Ci siamo già soffermati sull’articolo della Gazzetta che pure, all’arrivo di Ancelotti a Napoli, dedicò ribalta e ampio spazio a uno degli allenatori più allenatori più titolati del mondo, certamente il più titolato in Serie A.

Invece, pare che non basti nemmeno Ancelotti. Una squadra – il Napoli – che arriva seconda a 91 punti diventa una squadra composta da marinai. L’immagine della modestia, dell’umiltà, quasi della provinciale che solo in virtù di chissà quale spirito benigno è riuscita a contendere fino all’ultimo lo scudetto alla Juventus. Ormai ripetiamo sempre le stesse cose.

Spariscono i numeri straordinari del club

Il Napoli è al nono anno consecutivo di Europa: parteciperà per la quinta volta alla Champions con un ranking che lo piazza nella seconda fascia. Negli ultimi otto anni i peggiori piazzamenti in campionato sono stati due quinti posti. Ha brillantemente risolto una situazione di stallo con il precedente allenatore – Maurizio Sarri – che invece continua a bloccare il Chelsea. E lo ha fatto ingaggiando Carlo Ancelotti uno che ha vinto tre Champions League, quattro campionati in quattro Paesi diversi e che è tornato in Italia dopo nove anni di esilio dorato. E quale piazza ha scelto? Milano? Torino? Roma? No, Napoli.

Un gioiellino imprenditoriale

Eppure non basta. Napoli resta sempre precaria, altrimenti non ha senso nel racconto. L’effetto distorsivo del Napoli sui media ha il potere di trasformare di Ancelotti in una sorta di Colantuono (con tutto il rispetto per Colantuono).

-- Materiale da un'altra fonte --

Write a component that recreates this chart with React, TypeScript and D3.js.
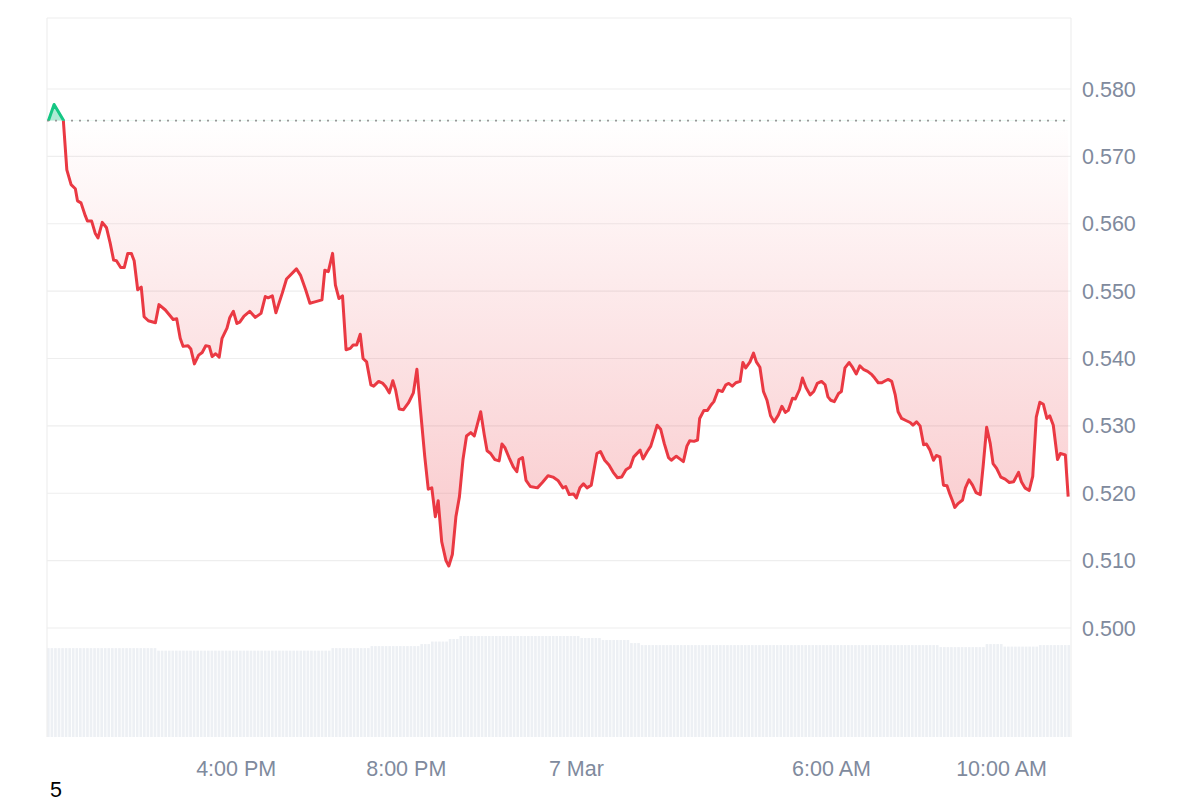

L’Italia – nonché una buona fetta di tifosi napoletani cronicamente affetti da autolesionismo – proprio non riesce a concepire e quindi a descrivere uno dei rarissimi esempi di programmazione del calcio italiano. Proprio mentre assistiamo allo sfacelo del Milan e alla crisi giudiziaria che rischia di penalizzare  la Roma del futuro, il Napoli veleggia serenamente, con i conti in ordine e una capacità di appeal (nonché economica) in grado di sedurre uno come Ancelotti. Ma non abbastanza, evidentemente, per spezzare decenni (molti decenni) di luoghi comuni su Napoli.

“Ha vinto solo con i campioni”

Persino il palmares di Ancelotti viene distorto. Ha vinto sì, ma lo ha fatto con campionissimi. In maniera quasi offensiva. Per un allenatore che durante il Mondiale del 1994 venne spedito da Arrigo Sacchi a compilare le statistiche della partita: le guardava con un assistente al fianco che annotava tutte le azioni: “Baggio scarica su Donadoni; dribbling; palla persa”. Uno che ha attraversato il calcio da Liedholm a Sacchi, fino a Cristiano Ronaldo. Uno che ha riportato la Champions al Real Madrid dopo dodici anni. Che ha cominciato il traghettamento del Psg in una nuova dimensione calcistica. E potremmo continuare.

Se fosse finito al Milan, all’Inter o alla Juventus, avremmo assistito a servizi su servizi sul ritorno di Ancelotti in Italia, sul grande colpo di aver riportato in patria un italiano vincente. Poiché è arrivato a Napoli, viene trascinato anche lui nella retorica della precarietà. Non c’è scampo. Si rassegni.